South Korea’s Oscar submission in the international feature category, the twisty, heavily hyped romance “Decision to Leave,” has already garnered a best-director prize at Cannes for Park Chan-wook, the director of “Oldboy,” “Stoker” and “The Handmaiden” — works of undeniably arresting visual power that are, nevertheless, something of an acquired taste. If you have developed an appreciation for them, then the news of the new film’s accolades and generally positive reviews will make you think that it’s about time for the world to acknowledge the greatness of this distinctive storyteller. If, however, despite numerous attempts, you still just don’t get it (guilty as charged), “Decision” will simply confirm what you’ve come to expect from the auteur: another movie in which style overwhelms substance.

The film opens with the investigation of a man’s suspicious death at the base of a steep cliff outside Busan. Did he jump, or was he pushed? We’ll get to that, but first let us show you some close-ups of ants crawling across the corpse’s still-open eyes. Nice, in a not-so-nice kind of way. Gradually, this murder mystery widens to accommodate a tale of ill-advised romance, bordering on obsession, between the case’s homicide detective, Hae-joon (Park Hae-il), and the main suspect, who also happens to be the victim’s wife: Seo-rae (Tang Wei), who doesn’t seem especially upset by her husband’s untimely death.

As Hae-joon notes, his own wife probably wouldn’t be either. But in his case, the apathy and estrangement are due to his chronic insomnia. Despite an early sex scene, Hae-joon’s wife lives in another city, making his never-consummated affair with Seo-rae — a Chinese-speaking caregiver for the elderly who possesses the ability to lull Hae-joon to sleep — easier to carry on. From time to time, Seo-rae deals with her communication issues by speaking Chinese into her cellphone and allowing an app to translate it into Korean. Digital technology — texts, GPS, etc. — is integral to the film (which was co-written by Park and Chung Seo-kyung). That’s true of both the romance and the police investigation, which, over nearly 2½ hours, eventually incorporates a second suspicious death, also involving Seo-rae and, yes, a second husband.
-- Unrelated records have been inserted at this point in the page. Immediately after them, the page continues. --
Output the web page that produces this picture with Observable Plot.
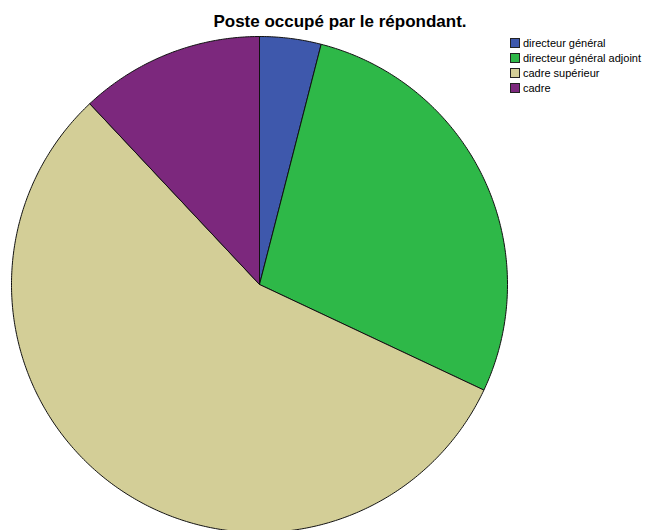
<!DOCTYPE html>
<html>
<head>
<meta charset="utf-8">
<script src="https://cdn.jsdelivr.net/npm/d3@7"></script>
<script src="https://cdn.jsdelivr.net/npm/@observablehq/plot@0.6"></script>
<style>
  html, body { margin: 0; padding: 0; background: #fff; }
  #wrap { position: relative; width: 649px; height: 530px; overflow: hidden; font-family: "Liberation Sans", Arial, sans-serif; }
  #title { position: absolute; left: 0; width: 680px; top: 12px; text-align: center; font-weight: bold; font-size: 17px; color: #000; }
  #legend { position: absolute; left: 510px; top: 35px; font-size: 11px; color: #000; }
  .item { display: flex; align-items: center; height: 15px; }
  .sw { width: 10px; height: 10px; border: 1px solid #222; margin-right: 3px; box-sizing: border-box; }
</style>
</head>
<body>
<div id="wrap">
  <div id="chart"></div>
  <div id="title"></div>
  <div id="legend"></div>
</div>
<script>
const titleText = "Poste occupé par le répondant.";
const categories = ["directeur général", "directeur général adjoint", "cadre supérieur", "cadre"];
const counts = [1, 7, 14, 3];
const colors = ["#3E58AC", "#2EB848", "#D3CE97", "#7C287D"];

// pie angles from the library (start at 12 o'clock, clockwise, data order)
const arcs = d3.pie().sort(null).value(d => d.count)(categories.map((c, i) => ({cat: c, count: counts[i]})));

// slice outlines in unit-circle coordinates
const pts = [];
for (const a of arcs) {
  const cat = a.data.cat;
  pts.push({cat, x: 0, y: 0});
  const steps = Math.max(2, Math.ceil((a.endAngle - a.startAngle) / 0.01));
  for (let k = 0; k <= steps; k++) {
    const t = a.startAngle + (a.endAngle - a.startAngle) * k / steps;
    pts.push({cat, x: Math.sin(t), y: Math.cos(t)});
  }
  pts.push({cat, x: 0, y: 0});
}

const cx = 259, cy = 284, r = 248;
const chart = Plot.plot({
  width: 649,
  height: 530,
  margin: 0,
  x: {domain: [-1, 1], range: [cx - r, cx + r], axis: null},
  y: {domain: [-1, 1], range: [cy + r, cy - r], axis: null},
  color: {domain: categories, range: colors},
  marks: [
    Plot.line(pts, {x: "x", y: "y", z: "cat", fill: "cat", stroke: "#111", strokeWidth: 1, strokeLinejoin: "round", curve: "linear"})
  ]
});
document.getElementById("chart").appendChild(chart);
document.getElementById("title").textContent = titleText;
const leg = document.getElementById("legend");
categories.forEach((c, i) => {
  const it = document.createElement("div");
  it.className = "item";
  const sw = document.createElement("div");
  sw.className = "sw";
  sw.style.background = colors[i];
  const tx = document.createElement("span");
  tx.textContent = c;
  it.appendChild(sw); it.appendChild(tx);
  leg.appendChild(it);
});
</script>
</body>
</html>
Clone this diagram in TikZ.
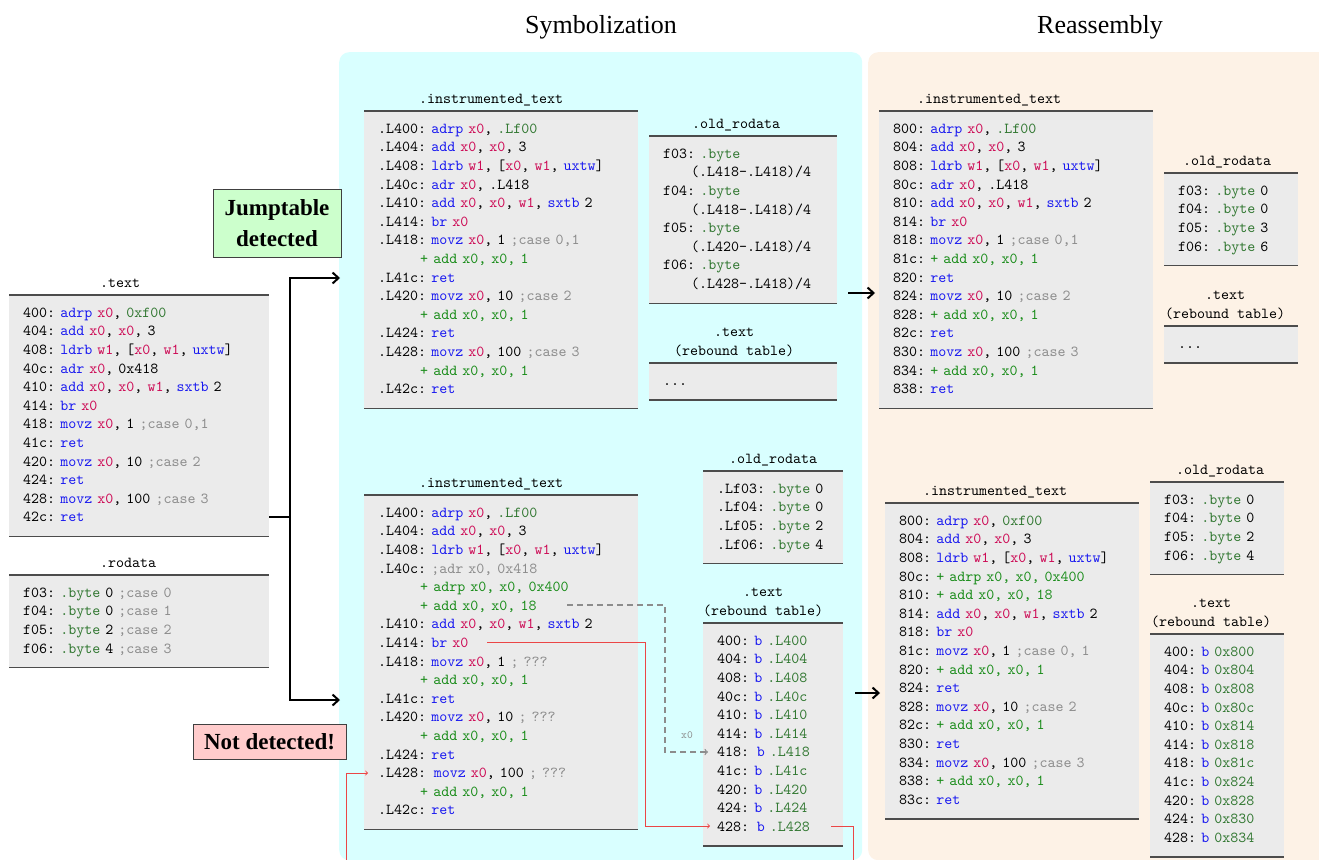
\documentclass[tikz,border=0pt]{standalone}
\usepackage{fontspec}
\setmainfont{Liberation Serif}
\setmonofont{lmmono10-regular.otf}
\usetikzlibrary{positioning,calc,arrows.meta}

\definecolor{symbcol}{RGB}{217,255,255}
\definecolor{reascol}{RGB}{253,242,230}
\definecolor{boxgray}{RGB}{235,235,235}
\definecolor{okcol}{RGB}{204,255,204}
\definecolor{badcol}{RGB}{255,204,204}
\definecolor{jumpred}{RGB}{235,70,70}
\definecolor{opc}{RGB}{25,25,240}
\definecolor{rgs}{RGB}{205,10,85}
\definecolor{lbl}{RGB}{50,120,50}
\definecolor{newi}{RGB}{25,140,25}
\definecolor{cmt}{RGB}{140,140,140}

\newcommand{\codefont}{\fontsize{15.24}{18.6}\selectfont\ttfamily\frenchspacing}
\newcommand{\opc}[1]{\textcolor{opc}{#1}}
\newcommand{\rgs}[1]{\textcolor{rgs}{#1}}
\newcommand{\lbl}[1]{\textcolor{lbl}{#1}}
\newcommand{\newi}[1]{\textcolor{newi}{#1}}
\newcommand{\cmt}[1]{\textcolor{cmt}{#1}}
\newcommand{\insind}{\hspace*{42pt}}
\newcommand{\contind}{\hspace*{28pt}}

\begin{document}
\begin{tikzpicture}[x=1pt, y=1pt, >=to,
 code/.style = {fill=boxgray, anchor=north west, align=left, text width=#1, inner xsep=14pt, inner ysep=9pt,
                font=\codefont, execute at begin node=\strut, execute at end node=\strut},
 sectitle/.style = {inner sep=0pt, font=\codefont, align=center, execute at end node=\strut},
 secrule/.style = {draw=black!70, line width=1.3pt},
 panel/.style = {rounded corners=10pt, inner sep=0pt, anchor=north west},
 heading/.style = {font=\fontsize{26}{30}\selectfont},
 tag/.style = {draw=black!75, line width=0.8pt, align=center, inner sep=2pt, font=\bfseries\fontsize{23}{31}\selectfont},
 flow/.style = {-{Straight Barb[length=6pt,width=11pt]}, line width=2pt},
 jump/.style = {->, draw=jumpred, line width=0.9pt},
 reach/.style = {->, draw=black!45, line width=1.3pt, dash pattern=on 6pt off 4pt},
 xlbl/.style = {font=\fontsize{11}{13}\selectfont\ttfamily, text=black!45, inner sep=0pt},
                        ]
    \useasboundingbox (0,0) rectangle (1319,-859);

%% panels
    \node [panel, fill=symbcol, minimum width=523pt, minimum height=808pt] (symb) at (339,-52) {};
    \node [panel, fill=reascol, minimum width=470pt, minimum height=808pt] (reas) at (868,-52) {};
    \node [heading] (hsymb) at (601,-27) {Symbolization};
    \node [heading] (hreas) at (1100,-27) {Reassembly};

%% original binary
    \node [code=232pt] (txt) at (9,-295) {%
400: \opc{adrp} \rgs{x0}, \lbl{0xf00}\\
404: \opc{add} \rgs{x0}, \rgs{x0}, 3\\
408: \opc{ldrb} \rgs{w1}, [\rgs{x0}, \rgs{w1}, \opc{uxtw}]\\
40c: \opc{adr} \rgs{x0}, 0x418\\
410: \opc{add} \rgs{x0}, \rgs{x0}, \rgs{w1}, \opc{sxtb} 2\\
414: \opc{br} \rgs{x0}\\
418: \opc{movz} \rgs{x0}, 1 \cmt{;case 0,1}\\
41c: \opc{ret}\\
420: \opc{movz} \rgs{x0}, 10 \cmt{;case 2}\\
424: \opc{ret}\\
428: \opc{movz} \rgs{x0}, 100 \cmt{;case 3}\\
42c: \opc{ret}};
    \node [code=232pt] (rod) at (9,-575) {%
f03: \lbl{.byte} 0 \cmt{;case 0}\\
f04: \lbl{.byte} 0 \cmt{;case 1}\\
f05: \lbl{.byte} 2 \cmt{;case 2}\\
f06: \lbl{.byte} 4 \cmt{;case 3}};

%% symbolization, jumptable detected
    \node [code=246pt] (sinst) at (364,-111) {%
.L400: \opc{adrp} \rgs{x0}, \lbl{.Lf00}\\
.L404: \opc{add} \rgs{x0}, \rgs{x0}, 3\\
.L408: \opc{ldrb} \rgs{w1}, [\rgs{x0}, \rgs{w1}, \opc{uxtw}]\\
.L40c: \opc{adr} \rgs{x0}, .L418\\
.L410: \opc{add} \rgs{x0}, \rgs{x0}, \rgs{w1}, \opc{sxtb} 2\\
.L414: \opc{br} \rgs{x0}\\
.L418: \opc{movz} \rgs{x0}, 1 \cmt{;case 0,1}\\
\insind\newi{+ add x0, x0, 1}\\
.L41c: \opc{ret}\\
.L420: \opc{movz} \rgs{x0}, 10 \cmt{;case 2}\\
\insind\newi{+ add x0, x0, 1}\\
.L424: \opc{ret}\\
.L428: \opc{movz} \rgs{x0}, 100 \cmt{;case 3}\\
\insind\newi{+ add x0, x0, 1}\\
.L42c: \opc{ret}};
    \node [code=160pt] (sold) at (649,-136) {%
f03: \lbl{.byte}\\
\contind(.L418-.L418)/4\\
f04: \lbl{.byte}\\
\contind(.L418-.L418)/4\\
f05: \lbl{.byte}\\
\contind(.L420-.L418)/4\\
f06: \lbl{.byte}\\
\contind(.L428-.L418)/4};
    \node [code=160pt] (srb) at (649,-363) {...};

%% symbolization, not detected
    \node [code=246pt] (linst) at (364,-495) {%
.L400: \opc{adrp} \rgs{x0}, \lbl{.Lf00}\\
.L404: \opc{add} \rgs{x0}, \rgs{x0}, 3\\
.L408: \opc{ldrb} \rgs{w1}, [\rgs{x0}, \rgs{w1}, \opc{uxtw}]\\
.L40c: \cmt{;adr x0, 0x418}\\
\insind\newi{+ adrp x0, x0, 0x400}\\
\insind\newi{+ add x0, x0, 18}\\
.L410: \opc{add} \rgs{x0}, \rgs{x0}, \rgs{w1}, \opc{sxtb} 2\\
.L414: \opc{br} \rgs{x0}\\
.L418: \opc{movz} \rgs{x0}, 1 \cmt{; ???}\\
\insind\newi{+ add x0, x0, 1}\\
.L41c: \opc{ret}\\
.L420: \opc{movz} \rgs{x0}, 10 \cmt{; ???}\\
\insind\newi{+ add x0, x0, 1}\\
.L424: \opc{ret}\\
.L428:\, \opc{movz} \rgs{x0}, 100 \cmt{; ???}\\
\insind\newi{+ add x0, x0, 1}\\
.L42c: \opc{ret}};
    \node [code=112pt] (lold) at (703,-471) {%
.Lf03: \lbl{.byte} 0\\
.Lf04: \lbl{.byte} 0\\
.Lf05: \lbl{.byte} 2\\
.Lf06: \lbl{.byte} 4};
    \node [code=112pt] (lrb) at (703,-623) {%
400: \opc{b} \lbl{.L400}\\
404: \opc{b} \lbl{.L404}\\
408: \opc{b} \lbl{.L408}\\
40c: \opc{b} \lbl{.L40c}\\
410: \opc{b} \lbl{.L410}\\
414: \opc{b} \lbl{.L414}\\
418:\, \opc{b} \lbl{.L418}\\
41c: \opc{b} \lbl{.L41c}\\
420: \opc{b} \lbl{.L420}\\
424: \opc{b} \lbl{.L424}\\
428:\, \opc{b} \lbl{.L428}};

%% reassembly, upper
    \node [code=246pt] (rinst) at (879,-111) {%
800: \opc{adrp} \rgs{x0}, \lbl{.Lf00}\\
804: \opc{add} \rgs{x0}, \rgs{x0}, 3\\
808: \opc{ldrb} \rgs{w1}, [\rgs{x0}, \rgs{w1}, \opc{uxtw}]\\
80c: \opc{adr} \rgs{x0}, .L418\\
810: \opc{add} \rgs{x0}, \rgs{x0}, \rgs{w1}, \opc{sxtb} 2\\
814: \opc{br} \rgs{x0}\\
818: \opc{movz} \rgs{x0}, 1 \cmt{;case 0,1}\\
81c: \newi{+ add x0, x0, 1}\\
820: \opc{ret}\\
824: \opc{movz} \rgs{x0}, 10 \cmt{;case 2}\\
828: \newi{+ add x0, x0, 1}\\
82c: \opc{ret}\\
830: \opc{movz} \rgs{x0}, 100 \cmt{;case 3}\\
834: \newi{+ add x0, x0, 1}\\
838: \opc{ret}};
    \node [code=106pt] (rold) at (1164,-173) {%
f03: \lbl{.byte} 0\\
f04: \lbl{.byte} 0\\
f05: \lbl{.byte} 3\\
f06: \lbl{.byte} 6};
    \node [code=106pt] (rrb) at (1164,-326) {...};

%% reassembly, lower
    \node [code=226pt] (rlinst) at (885,-503) {%
800: \opc{adrp} \rgs{x0}, \lbl{0xf00}\\
804: \opc{add} \rgs{x0}, \rgs{x0}, 3\\
808: \opc{ldrb} \rgs{w1}, [\rgs{x0}, \rgs{w1}, \opc{uxtw}]\\
80c: \newi{+ adrp x0, x0, 0x400}\\
810: \newi{+ add x0, x0, 18}\\
814: \opc{add} \rgs{x0}, \rgs{x0}, \rgs{w1}, \opc{sxtb} 2\\
818: \opc{br} \rgs{x0}\\
81c: \opc{movz} \rgs{x0}, 1 \cmt{;case 0, 1}\\
820: \newi{+ add x0, x0, 1}\\
824: \opc{ret}\\
828: \opc{movz} \rgs{x0}, 10 \cmt{;case 2}\\
82c: \newi{+ add x0, x0, 1}\\
830: \opc{ret}\\
834: \opc{movz} \rgs{x0}, 100 \cmt{;case 3}\\
838: \newi{+ add x0, x0, 1}\\
83c: \opc{ret}};
    \node [code=106pt] (rlold) at (1150,-482) {%
f03: \lbl{.byte} 0\\
f04: \lbl{.byte} 0\\
f05: \lbl{.byte} 2\\
f06: \lbl{.byte} 4};
    \node [code=106pt] (rlrb) at (1150,-634) {%
400: \opc{b} \lbl{0x800}\\
404: \opc{b} \lbl{0x804}\\
408: \opc{b} \lbl{0x808}\\
40c: \opc{b} \lbl{0x80c}\\
410: \opc{b} \lbl{0x814}\\
414: \opc{b} \lbl{0x818}\\
418: \opc{b} \lbl{0x81c}\\
41c: \opc{b} \lbl{0x824}\\
420: \opc{b} \lbl{0x828}\\
424: \opc{b} \lbl{0x830}\\
428: \opc{b} \lbl{0x834}};

%% section titles and rules
    \foreach \b/\t/\s in {txt/.text/-19, rod/.rodata/-11, sinst/.instrumented\_text/-10,
        sold/.old\_rodata/-7, srb/{.text\\(rebound table)}/-9, linst/.instrumented\_text/-10,
        lold/.old\_rodata/0, lrb/{.text\\(rebound table)}/-10, rinst/.instrumented\_text/-27,
        rold/.old\_rodata/-4, rrb/{.text\\(rebound table)}/-6, rlinst/.instrumented\_text/-17,
        rlold/.old\_rodata/3, rlrb/{.text\\(rebound table)}/-6}
    {
      \node [sectitle, above=2pt of \b, xshift=\s pt] (\b-title) {\t};
      \draw [secrule] (\b.north west) -- (\b.north east) (\b.south west) -- (\b.south east);
    }

%% detection tags
    \node [tag, fill=okcol, minimum width=128pt, minimum height=68pt] (found) at (277,-223) {Jumptable\\detected};
    \node [tag, fill=badcol, minimum width=153pt, minimum height=35pt] (missed) at (269.5,-741.5) {Not detected!};

%% paths
    \coordinate (split) at (290,-517);
    \coordinate (toup)  at (340,-278);
    \coordinate (tolow) at (340,-700);
    \draw [line width=2pt] (txt.east |- split) -- (split);
    \draw [flow] (split) |- (toup);
    \draw [flow] (split) |- (tolow);
    \coordinate (upout) at (848,-293);
    \coordinate (upin)  at (875,-293);
    \coordinate (lowout) at (855,-693);
    \coordinate (lowin)  at (880,-693);
    \draw [flow] (upout) -- (upin);
    \draw [flow] (lowout) -- (lowin);

    \coordinate (brx)   at ($(linst.north west)+(123,-147)$);
    \coordinate (add18) at ($(linst.north west)+(203,-110)$);
    \coordinate (l428)  at ($(linst.north west)+(4,-278)$);
    \coordinate (rb418) at ($(lrb.north west)+(5,-129)$);
    \coordinate (rb428) at ($(lrb.north west)+(7,-203)$);
    \coordinate (rbend) at ($(lrb.north west)+(128,-203)$);
    \coordinate (redcol) at (645,-826);
    \coordinate (dash)  at (665,-752);
    \coordinate (wrapR) at (853,-880);
    \coordinate (wrapL) at (346,-880);

    \draw [reach] (add18) -| (dash) -- (rb418);
    \node [xlbl] (xreg) at ($(dash)+(22,17)$) {x0};
    \draw [jump] (brx) -| (redcol) -- (rb428);
    \draw [jump] (rbend) -| (wrapR) -- (wrapL) |- (l428);
\end{tikzpicture}
\end{document}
If the setup sounds noirish, it should. But Park doubles down on both the best and the worst attributes of the genre it hopes to evoke. Doomed, impossible love? Check. Scenes of moody, nocturnal activity such as police surveillance — filmed with an aesthetic that’s more “The Big Sleep” than “Law & Order”? Check. Moral ambiguity? Check.

But “Decision to Leave” is also needlessly complicated and at times almost impossible to follow, its narrative inscrutability often coming across less as the result of nonlinear storytelling than as simply a cinematic affectation. One key plot development, involving a cellphone’s incriminating location-service feature, is played like some kind of 21st-century version of the telltale fingerprint, left behind by a careless criminal. But one question is never answered, let alone asked: Why would a killer who goes to such great lengths to cover their tracks need to bring phone to a murder in the first place?

There are other head scratchers here, large and small, in a story that at times seems to go out of its way to make the viewer feel — and I’ll put this as generously as I can — disoriented. Perhaps that’s meant to mirror the dizzy way that Hae-joon feels, as ethics and Eros vie for control of his faculties.

Sure, I’ll buy that. And so will a lot of people. (A lot of them already have.) But whether that experience is pleasurable or painful will depend on where you land on one critical question: Is the movie dense, or am I?

Unrated. At Landmark’s E Street Cinema and the Angelika Film Center Mosaic. Contains some sex and violence. In Korean and Chinese with subtitles. 138 minutes.